◆ Collected material ◆
────────────────────

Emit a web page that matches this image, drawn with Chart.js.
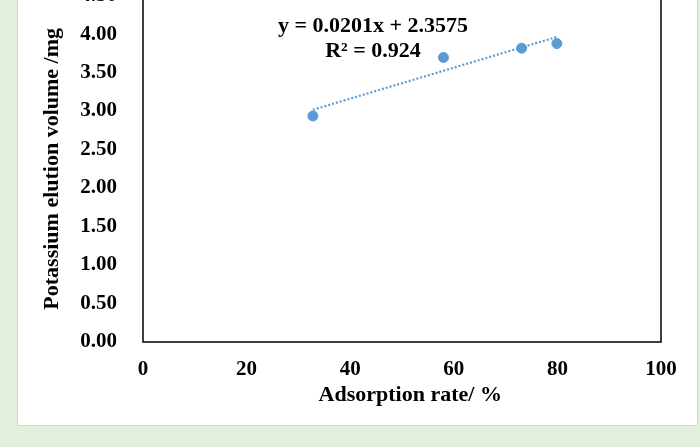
<!DOCTYPE html>
<html>
<head>
<meta charset="utf-8">
<script src="https://cdn.jsdelivr.net/npm/chart.js@4/dist/chart.umd.min.js"></script>
<style>
    html, body { margin: 0; padding: 0; }
    body { width: 700px; height: 447px; background: #e2efda; overflow: hidden; position: relative; }
    #panel { position: absolute; left: 17px; top: -10px; width: 679px; height: 434px; background: #fff; border: 1px solid #d6d6d6; overflow: hidden; }
    #wrap { position: absolute; left: -1px; top: -34px; width: 680px; height: 468px; }
</style>
</head>
<body>
<div id="panel"><div id="wrap"><canvas id="chart" width="680" height="468"></canvas></div></div>
<script>
// Adsorption rate (%) vs potassium elution (mg)
const adsorptionRate = [32.8, 58.0, 73.1, 79.9];
const elutionVolume = [2.937, 3.696, 3.817, 3.877];

// linear fit as printed on the chart
const slope = 0.0201;
const intercept = 2.3575;
const rSquared = 0.924;

const xTicks = [0, 20, 40, 60, 80, 100];
const yTicks = [0, 0.5, 1, 1.5, 2, 2.5, 3, 3.5, 4, 4.5];

const BLUE = '#5b9bd5';
const FONT = '"Liberation Serif", "Times New Roman", serif';

const points = adsorptionRate.map((x, i) => ({ x: x, y: elutionVolume[i] }));
const xFirst = adsorptionRate[0];
const xLast = adsorptionRate[adsorptionRate.length - 1];
const trend = [xFirst, xLast].map(x => ({ x: x, y: slope * x + intercept }));

const frameAndEquation = {
    id: 'frameAndEquation',
    afterDatasetsDraw(chart) {
        const { ctx, chartArea, scales } = chart;
        ctx.save();
        ctx.strokeStyle = '#000';
        ctx.lineWidth = 1.5;
        ctx.strokeRect(chartArea.left, chartArea.top, chartArea.right - chartArea.left, chartArea.bottom - chartArea.top);

        ctx.fillStyle = '#000';
        ctx.font = 'bold 22px ' + FONT;
        ctx.textAlign = 'center';
        ctx.textBaseline = 'middle';
        const cx = scales.x.getPixelForValue(44.4);
        ctx.fillText('y = ' + slope.toFixed(4) + 'x + ' + intercept.toFixed(4), cx, scales.y.getPixelForValue(4.106));
        ctx.fillText('R\u00b2 = ' + rSquared.toFixed(3), cx, scales.y.getPixelForValue(3.77));
        ctx.restore();
    }
};

new Chart(document.getElementById('chart'), {
    type: 'scatter',
    data: {
        datasets: [
            {
                data: points,
                backgroundColor: BLUE,
                borderColor: BLUE,
                pointRadius: 5,
                pointHoverRadius: 5,
                order: 1
            },
            {
                type: 'line',
                data: trend,
                borderColor: BLUE,
                borderWidth: 2.2,
                borderDash: [2, 2],
                pointRadius: 0,
                fill: false,
                order: 2
            }
        ]
    },
    options: {
        responsive: false,
        animation: false,
        devicePixelRatio: 1,
        layout: { padding: { top: 30, right: 36, left: 0, bottom: 0 } },
        plugins: { legend: { display: false }, tooltip: { enabled: false } },
        scales: {
            x: {
                type: 'linear',
                min: 0,
                max: 100,
                afterBuildTicks: s => { s.ticks = xTicks.map(v => ({ value: v })); },
                afterFit: s => { s.height = 83; },
                grid: { display: false, drawTicks: false },
                border: { display: false },
                ticks: { color: '#000', padding: 15, font: { family: FONT, size: 21, weight: 'bold' } },
                title: {
                    display: true,
                    // nbsp's push the title a little right of the axis centre
                    text: '\u00a0\u00a0\u00a0Adsorption rate/ %',
                    color: '#000',
                    padding: { top: 0, bottom: 16 },
                    font: { family: FONT, size: 22, weight: 'bold' }
                }
            },
            y: {
                min: 0,
                max: 4.5,
                afterBuildTicks: s => { s.ticks = yTicks.map(v => ({ value: v })); },
                afterFit: s => { s.width = 126; },
                grid: { display: false, drawTicks: false },
                border: { display: false },
                ticks: {
                    color: '#000',
                    padding: 26,
                    font: { family: FONT, size: 21, weight: 'bold' },
                    callback: v => Number(v).toFixed(2)
                },
                title: {
                    display: true,
                    text: 'Potassium elution volume /mg',
                    color: '#000',
                    padding: { top: 22, bottom: 0 },
                    font: { family: FONT, size: 22, weight: 'bold' }
                }
            }
        }
    },
    plugins: [frameAndEquation]
});
</script>
</body>
</html>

────────────────────

◆ Task ◆
Take the listing and print it again exactly, but without any pictures.

◆ Written solution ◆
Emit a web page that matches this image, drawn with Chart.js.
<!DOCTYPE html>
<html>
<head>
<meta charset="utf-8">
<script src="https://cdn.jsdelivr.net/npm/chart.js@4/dist/chart.umd.min.js"></script>
<style>
    html, body { margin: 0; padding: 0; }
    body { width: 700px; height: 447px; background: #e2efda; overflow: hidden; position: relative; }
    #panel { position: absolute; left: 17px; top: -10px; width: 679px; height: 434px; background: #fff; border: 1px solid #d6d6d6; overflow: hidden; }
    #wrap { position: absolute; left: -1px; top: -34px; width: 680px; height: 468px; }
</style>
</head>
<body>
<div id="panel"><div id="wrap"><canvas id="chart" width="680" height="468"></canvas></div></div>
<script>
// Adsorption rate (%) vs potassium elution (mg)
const adsorptionRate = [32.8, 58.0, 73.1, 79.9];
const elutionVolume = [2.937, 3.696, 3.817, 3.877];

// linear fit as printed on the chart
const slope = 0.0201;
const intercept = 2.3575;
const rSquared = 0.924;

const xTicks = [0, 20, 40, 60, 80, 100];
const yTicks = [0, 0.5, 1, 1.5, 2, 2.5, 3, 3.5, 4, 4.5];

const BLUE = '#5b9bd5';
const FONT = '"Liberation Serif", "Times New Roman", serif';

const points = adsorptionRate.map((x, i) => ({ x: x, y: elutionVolume[i] }));
const xFirst = adsorptionRate[0];
const xLast = adsorptionRate[adsorptionRate.length - 1];
const trend = [xFirst, xLast].map(x => ({ x: x, y: slope * x + intercept }));

const frameAndEquation = {
    id: 'frameAndEquation',
    afterDatasetsDraw(chart) {
        const { ctx, chartArea, scales } = chart;
        ctx.save();
        ctx.strokeStyle = '#000';
        ctx.lineWidth = 1.5;
        ctx.strokeRect(chartArea.left, chartArea.top, chartArea.right - chartArea.left, chartArea.bottom - chartArea.top);

        ctx.fillStyle = '#000';
        ctx.font = 'bold 22px ' + FONT;
        ctx.textAlign = 'center';
        ctx.textBaseline = 'middle';
        const cx = scales.x.getPixelForValue(44.4);
        ctx.fillText('y = ' + slope.toFixed(4) + 'x + ' + intercept.toFixed(4), cx, scales.y.getPixelForValue(4.106));
        ctx.fillText('R\u00b2 = ' + rSquared.toFixed(3), cx, scales.y.getPixelForValue(3.77));
        ctx.restore();
    }
};

new Chart(document.getElementById('chart'), {
    type: 'scatter',
    data: {
        datasets: [
            {
                data: points,
                backgroundColor: BLUE,
                borderColor: BLUE,
                pointRadius: 5,
                pointHoverRadius: 5,
                order: 1
            },
            {
                type: 'line',
                data: trend,
                borderColor: BLUE,
                borderWidth: 2.2,
                borderDash: [2, 2],
                pointRadius: 0,
                fill: false,
                order: 2
            }
        ]
    },
    options: {
        responsive: false,
        animation: false,
        devicePixelRatio: 1,
        layout: { padding: { top: 30, right: 36, left: 0, bottom: 0 } },
        plugins: { legend: { display: false }, tooltip: { enabled: false } },
        scales: {
            x: {
                type: 'linear',
                min: 0,
                max: 100,
                afterBuildTicks: s => { s.ticks = xTicks.map(v => ({ value: v })); },
                afterFit: s => { s.height = 83; },
                grid: { display: false, drawTicks: false },
                border: { display: false },
                ticks: { color: '#000', padding: 15, font: { family: FONT, size: 21, weight: 'bold' } },
                title: {
                    display: true,
                    // nbsp's push the title a little right of the axis centre
                    text: '\u00a0\u00a0\u00a0Adsorption rate/ %',
                    color: '#000',
                    padding: { top: 0, bottom: 16 },
                    font: { family: FONT, size: 22, weight: 'bold' }
                }
            },
            y: {
                min: 0,
                max: 4.5,
                afterBuildTicks: s => { s.ticks = yTicks.map(v => ({ value: v })); },
                afterFit: s => { s.width = 126; },
                grid: { display: false, drawTicks: false },
                border: { display: false },
                ticks: {
                    color: '#000',
                    padding: 26,
                    font: { family: FONT, size: 21, weight: 'bold' },
                    callback: v => Number(v).toFixed(2)
                },
                title: {
                    display: true,
                    text: 'Potassium elution volume /mg',
                    color: '#000',
                    padding: { top: 22, bottom: 0 },
                    font: { family: FONT, size: 22, weight: 'bold' }
                }
            }
        }
    },
    plugins: [frameAndEquation]
});
</script>
</body>
</html>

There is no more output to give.